◆ DATASET RECORDS ◆
------------------------------------

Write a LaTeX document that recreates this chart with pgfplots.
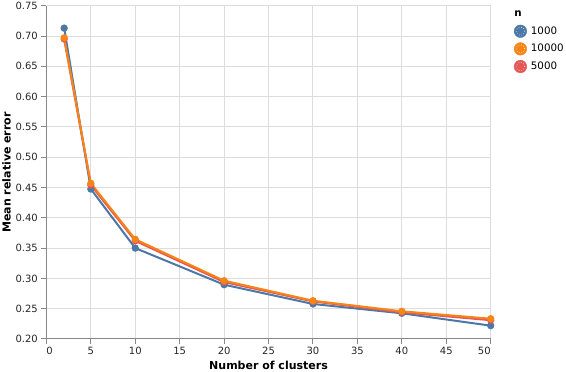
\documentclass[border=0pt]{standalone}
\usepackage{fontspec}
\setmainfont{DejaVu Sans}
\usepackage{pgfplots}
\pgfplotsset{compat=1.18}
\definecolor{cblue}{HTML}{4C78A8}
\definecolor{corange}{HTML}{F58518}
\definecolor{cred}{HTML}{E45756}
\definecolor{gridc}{HTML}{DDDDDD}
\definecolor{axc}{HTML}{888888}
\pgfplotsset{
  legcirc/.style={legend image code/.code={
    \fill[#1] (0.3cm,0cm) circle (6.3pt);
    \draw[white, dotted, line width=0.6pt] (0.3cm,0cm) circle (4.3pt);
  }}
}
\begin{document}
\begin{tikzpicture}
\begin{axis}[
  scale only axis,
  width=444.3pt, height=333.3pt,
  xmin=0, xmax=50, ymin=0.2, ymax=0.75,
  xtick={0,5,10,15,20,25,30,35,40,45,50},
  xticklabels={\makebox[0pt][l]{0},5,10,15,20,25,30,35,40,45,\makebox[0pt][r]{50}},
  ytick={0.20,0.25,...,0.76},
  axis x line*=bottom, axis y line*=left,
  axis line style={axc, line width=1pt, -},
  major tick length=5pt,
  tick style={axc, line width=1pt},
  tick align=outside,
  grid=major,
  major grid style={gridc, line width=1pt},
  /pgf/number format/assume math mode=true,
  ticklabel style={font=\fontsize{10}{12}\selectfont, text=black!85},
  yticklabel style={/pgf/number format/.cd, fixed, fixed zerofill, precision=2},
  xlabel={\textbf{Number of clusters}},
  ylabel={\textbf{Mean relative error}},
  label style={font=\fontsize{11}{13}\selectfont},
  xlabel style={yshift=0.5pt},
  ylabel style={yshift=-2pt},
  clip=false,
  legend style={at={(1,1)}, anchor=north west, xshift=18pt, yshift=-1pt, draw=none, fill=none,
    font=\fontsize{10.3}{12}\selectfont, row sep=4.5pt, cells={anchor=west},
    every legend entry/.append style={}},
  legend cell align=left,
]
\addlegendimage{empty legend}
\addlegendentry{\hspace{-19pt}\textbf{n}}
\addlegendimage{legcirc=cblue}
\addlegendentry{\hspace{2pt}1000}
\addlegendimage{legcirc=corange}
\addlegendentry{\hspace{2pt}10000}
\addlegendimage{legcirc=cred}
\addlegendentry{\hspace{2pt}5000}

\addplot[forget plot, cblue, line width=2pt, mark=*, mark size=2.6pt, mark options={fill=cblue}] coordinates {
(2,0.713) (5,0.4475) (10,0.350) (20,0.2896) (30,0.2578) (40,0.2424) (50,0.222)};
\addplot[forget plot, cred, line width=2pt, mark=*, mark size=2.6pt, mark options={fill=cred}] coordinates {
(2,0.695) (5,0.454) (10,0.362) (20,0.294) (30,0.262) (40,0.244) (50,0.231)};
\addplot[forget plot, corange, line width=2pt, mark=*, mark size=2.6pt, mark options={fill=corange}] coordinates {
(2,0.697) (5,0.457) (10,0.3645) (20,0.2962) (30,0.2632) (40,0.2457) (50,0.2335)};
\end{axis}
\pgfresetboundingbox
\path (-46.4pt,-33pt) rectangle (519.6pt,339pt);
\end{tikzpicture}
\end{document}
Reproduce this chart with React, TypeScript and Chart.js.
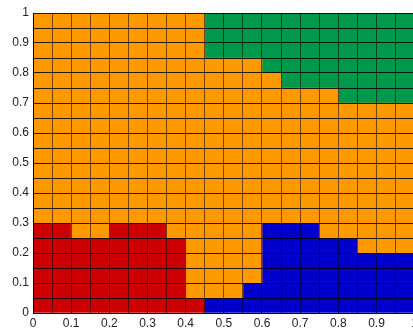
import React, { useEffect, useRef } from 'react';
import { Chart, registerables } from 'chart.js';

Chart.register(...registerables);

// Grid of classified cells, 20 x 20, cell size 0.05.
// Rows listed from top (y 0.95–1.00) to bottom (y 0.00–0.05).
// O = orange, R = red, G = green, B = blue
const cellSize = 0.05;
const gridRows: string[] = [
  'OOOOOOOOOGGGGGGGGGGG',
  'OOOOOOOOOGGGGGGGGGGG',
  'OOOOOOOOOGGGGGGGGGGG',
  'OOOOOOOOOOOOGGGGGGGG',
  'OOOOOOOOOOOOOGGGGGGG',
  'OOOOOOOOOOOOOOOOGGGG',
  'OOOOOOOOOOOOOOOOOOOO',
  'OOOOOOOOOOOOOOOOOOOO',
  'OOOOOOOOOOOOOOOOOOOO',
  'OOOOOOOOOOOOOOOOOOOO',
  'OOOOOOOOOOOOOOOOOOOO',
  'OOOOOOOOOOOOOOOOOOOO',
  'OOOOOOOOOOOOOOOOOOOO',
  'OOOOOOOOOOOOOOOOOOOO',
  'RROORRROOOOOBBBOOOOO',
  'RRRRRRRROOOOBBBBBOOO',
  'RRRRRRRROOOOBBBBBBBB',
  'RRRRRRRROOOOBBBBBBBB',
  'RRRRRRRROOOBBBBBBBBB',
  'RRRRRRRRRBBBBBBBBBBB',
];

const classKeys = ['O', 'R', 'G', 'B'];
const classNames = ['orange', 'red', 'green', 'blue'];
const classColors = ['#FF9900', '#CC0000', '#00994C', '#0000CC'];

const axisMin = 0;
const axisMax = 1;
const labelStep = 0.1;

function tickLabel(v: number): string {
  const tenths = Math.round(v * 100);
  if (tenths % Math.round(labelStep * 100) !== 0) return '';
  return String(Math.round(v * 10) / 10);
}

function buildDatasets() {
  const nRows = gridRows.length;
  return classKeys.map((key, k) => {
    const data: { x: number; y: [number, number] }[] = [];
    gridRows.forEach((row, r) => {
      for (let c = 0; c < row.length; c++) {
        if (row[c] === key) {
          const lo = (nRows - 1 - r) / nRows;
          const hi = (nRows - r) / nRows;
          data.push({ x: (2 * c + 1) / (2 * row.length), y: [lo, hi] });
        }
      }
    });
    return {
      label: classNames[k],
      data,
      backgroundColor: classColors[k],
      borderWidth: 0,
      grouped: false,
      barPercentage: 1,
      categoryPercentage: 1,
    };
  });
}

export default function App() {
  const ref = useRef<HTMLCanvasElement | null>(null);

  useEffect(() => {
    if (!ref.current) return;
    const font = { family: "'Liberation Sans', Arial, sans-serif", size: 12 };
    const chart = new Chart(ref.current, {
      type: 'bar',
      data: { datasets: buildDatasets() as any },
      options: {
        animation: false,
        responsive: false,
        devicePixelRatio: 1,
        layout: { padding: { top: 13, right: 4, left: 0, bottom: 0 } },
        plugins: { legend: { display: false }, tooltip: { enabled: false } },
        scales: {
          x: {
            type: 'linear',
            min: axisMin,
            max: axisMax,
            offset: false,
            grid: { offset: false, z: 1, color: 'rgba(0,0,0,0.55)', lineWidth: 1, drawTicks: false },
            border: { color: '#000', width: 1, z: 2 },
            ticks: {
              stepSize: cellSize,
              maxTicksLimit: 21,
              autoSkip: false,
              maxRotation: 0,
              minRotation: 0,
              padding: 3,
              color: '#222',
              font,
              callback: (v: any) => tickLabel(Number(v)),
            },
            afterFit: (s: any) => {
              s.height = 16;
            },
          },
          y: {
            type: 'linear',
            min: axisMin,
            max: axisMax,
            grid: { z: 1, color: 'rgba(0,0,0,0.85)', lineWidth: 1, drawTicks: false },
            border: { color: '#000', width: 1, z: 2 },
            ticks: {
              stepSize: cellSize,
              maxTicksLimit: 21,
              autoSkip: false,
              padding: 4,
              color: '#222',
              font,
              callback: (v: any) => tickLabel(Number(v)),
            },
            afterFit: (s: any) => {
              s.width = 33;
            },
          },
        },
      } as any,
    });
    return () => chart.destroy();
  }, []);

  return (
    <div
      style={{
        position: 'absolute',
        left: 0,
        top: 0,
        width: 413,
        height: 329,
        overflow: 'hidden',
        background: '#fff',
      }}
    >
      <canvas ref={ref} width={421} height={329} style={{ display: 'block', width: 421, height: 329 }} />
    </div>
  );
}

------------------------------------

◆ THE TASK ◆
Working from the lines above, reproduce the material exactly and exclude its pictures.

◆ PROBLEM SOLUTION ◆
Write a LaTeX document that recreates this chart with pgfplots.
\documentclass[border=0pt]{standalone}
\usepackage{fontspec}
\setmainfont{DejaVu Sans}
\usepackage{pgfplots}
\pgfplotsset{compat=1.18}
\definecolor{cblue}{HTML}{4C78A8}
\definecolor{corange}{HTML}{F58518}
\definecolor{cred}{HTML}{E45756}
\definecolor{gridc}{HTML}{DDDDDD}
\definecolor{axc}{HTML}{888888}
\pgfplotsset{
  legcirc/.style={legend image code/.code={
    \fill[#1] (0.3cm,0cm) circle (6.3pt);
    \draw[white, dotted, line width=0.6pt] (0.3cm,0cm) circle (4.3pt);
  }}
}
\begin{document}
\begin{tikzpicture}
\begin{axis}[
  scale only axis,
  width=444.3pt, height=333.3pt,
  xmin=0, xmax=50, ymin=0.2, ymax=0.75,
  xtick={0,5,10,15,20,25,30,35,40,45,50},
  xticklabels={\makebox[0pt][l]{0},5,10,15,20,25,30,35,40,45,\makebox[0pt][r]{50}},
  ytick={0.20,0.25,...,0.76},
  axis x line*=bottom, axis y line*=left,
  axis line style={axc, line width=1pt, -},
  major tick length=5pt,
  tick style={axc, line width=1pt},
  tick align=outside,
  grid=major,
  major grid style={gridc, line width=1pt},
  /pgf/number format/assume math mode=true,
  ticklabel style={font=\fontsize{10}{12}\selectfont, text=black!85},
  yticklabel style={/pgf/number format/.cd, fixed, fixed zerofill, precision=2},
  xlabel={\textbf{Number of clusters}},
  ylabel={\textbf{Mean relative error}},
  label style={font=\fontsize{11}{13}\selectfont},
  xlabel style={yshift=0.5pt},
  ylabel style={yshift=-2pt},
  clip=false,
  legend style={at={(1,1)}, anchor=north west, xshift=18pt, yshift=-1pt, draw=none, fill=none,
    font=\fontsize{10.3}{12}\selectfont, row sep=4.5pt, cells={anchor=west},
    every legend entry/.append style={}},
  legend cell align=left,
]
\addlegendimage{empty legend}
\addlegendentry{\hspace{-19pt}\textbf{n}}
\addlegendimage{legcirc=cblue}
\addlegendentry{\hspace{2pt}1000}
\addlegendimage{legcirc=corange}
\addlegendentry{\hspace{2pt}10000}
\addlegendimage{legcirc=cred}
\addlegendentry{\hspace{2pt}5000}

\addplot[forget plot, cblue, line width=2pt, mark=*, mark size=2.6pt, mark options={fill=cblue}] coordinates {
(2,0.713) (5,0.4475) (10,0.350) (20,0.2896) (30,0.2578) (40,0.2424) (50,0.222)};
\addplot[forget plot, cred, line width=2pt, mark=*, mark size=2.6pt, mark options={fill=cred}] coordinates {
(2,0.695) (5,0.454) (10,0.362) (20,0.294) (30,0.262) (40,0.244) (50,0.231)};
\addplot[forget plot, corange, line width=2pt, mark=*, mark size=2.6pt, mark options={fill=corange}] coordinates {
(2,0.697) (5,0.457) (10,0.3645) (20,0.2962) (30,0.2632) (40,0.2457) (50,0.2335)};
\end{axis}
\pgfresetboundingbox
\path (-46.4pt,-33pt) rectangle (519.6pt,339pt);
\end{tikzpicture}
\end{document}
Reproduce this chart with React, TypeScript and Chart.js.
import React, { useEffect, useRef } from 'react';
import { Chart, registerables } from 'chart.js';

Chart.register(...registerables);

// Grid of classified cells, 20 x 20, cell size 0.05.
// Rows listed from top (y 0.95–1.00) to bottom (y 0.00–0.05).
// O = orange, R = red, G = green, B = blue
const cellSize = 0.05;
const gridRows: string[] = [
  'OOOOOOOOOGGGGGGGGGGG',
  'OOOOOOOOOGGGGGGGGGGG',
  'OOOOOOOOOGGGGGGGGGGG',
  'OOOOOOOOOOOOGGGGGGGG',
  'OOOOOOOOOOOOOGGGGGGG',
  'OOOOOOOOOOOOOOOOGGGG',
  'OOOOOOOOOOOOOOOOOOOO',
  'OOOOOOOOOOOOOOOOOOOO',
  'OOOOOOOOOOOOOOOOOOOO',
  'OOOOOOOOOOOOOOOOOOOO',
  'OOOOOOOOOOOOOOOOOOOO',
  'OOOOOOOOOOOOOOOOOOOO',
  'OOOOOOOOOOOOOOOOOOOO',
  'OOOOOOOOOOOOOOOOOOOO',
  'RROORRROOOOOBBBOOOOO',
  'RRRRRRRROOOOBBBBBOOO',
  'RRRRRRRROOOOBBBBBBBB',
  'RRRRRRRROOOOBBBBBBBB',
  'RRRRRRRROOOBBBBBBBBB',
  'RRRRRRRRRBBBBBBBBBBB',
];

const classKeys = ['O', 'R', 'G', 'B'];
const classNames = ['orange', 'red', 'green', 'blue'];
const classColors = ['#FF9900', '#CC0000', '#00994C', '#0000CC'];

const axisMin = 0;
const axisMax = 1;
const labelStep = 0.1;

function tickLabel(v: number): string {
  const tenths = Math.round(v * 100);
  if (tenths % Math.round(labelStep * 100) !== 0) return '';
  return String(Math.round(v * 10) / 10);
}

function buildDatasets() {
  const nRows = gridRows.length;
  return classKeys.map((key, k) => {
    const data: { x: number; y: [number, number] }[] = [];
    gridRows.forEach((row, r) => {
      for (let c = 0; c < row.length; c++) {
        if (row[c] === key) {
          const lo = (nRows - 1 - r) / nRows;
          const hi = (nRows - r) / nRows;
          data.push({ x: (2 * c + 1) / (2 * row.length), y: [lo, hi] });
        }
      }
    });
    return {
      label: classNames[k],
      data,
      backgroundColor: classColors[k],
      borderWidth: 0,
      grouped: false,
      barPercentage: 1,
      categoryPercentage: 1,
    };
  });
}

export default function App() {
  const ref = useRef<HTMLCanvasElement | null>(null);

  useEffect(() => {
    if (!ref.current) return;
    const font = { family: "'Liberation Sans', Arial, sans-serif", size: 12 };
    const chart = new Chart(ref.current, {
      type: 'bar',
      data: { datasets: buildDatasets() as any },
      options: {
        animation: false,
        responsive: false,
        devicePixelRatio: 1,
        layout: { padding: { top: 13, right: 4, left: 0, bottom: 0 } },
        plugins: { legend: { display: false }, tooltip: { enabled: false } },
        scales: {
          x: {
            type: 'linear',
            min: axisMin,
            max: axisMax,
            offset: false,
            grid: { offset: false, z: 1, color: 'rgba(0,0,0,0.55)', lineWidth: 1, drawTicks: false },
            border: { color: '#000', width: 1, z: 2 },
            ticks: {
              stepSize: cellSize,
              maxTicksLimit: 21,
              autoSkip: false,
              maxRotation: 0,
              minRotation: 0,
              padding: 3,
              color: '#222',
              font,
              callback: (v: any) => tickLabel(Number(v)),
            },
            afterFit: (s: any) => {
              s.height = 16;
            },
          },
          y: {
            type: 'linear',
            min: axisMin,
            max: axisMax,
            grid: { z: 1, color: 'rgba(0,0,0,0.85)', lineWidth: 1, drawTicks: false },
            border: { color: '#000', width: 1, z: 2 },
            ticks: {
              stepSize: cellSize,
              maxTicksLimit: 21,
              autoSkip: false,
              padding: 4,
              color: '#222',
              font,
              callback: (v: any) => tickLabel(Number(v)),
            },
            afterFit: (s: any) => {
              s.width = 33;
            },
          },
        },
      } as any,
    });
    return () => chart.destroy();
  }, []);

  return (
    <div
      style={{
        position: 'absolute',
        left: 0,
        top: 0,
        width: 413,
        height: 329,
        overflow: 'hidden',
        background: '#fff',
      }}
    >
      <canvas ref={ref} width={421} height={329} style={{ display: 'block', width: 421, height: 329 }} />
    </div>
  );
}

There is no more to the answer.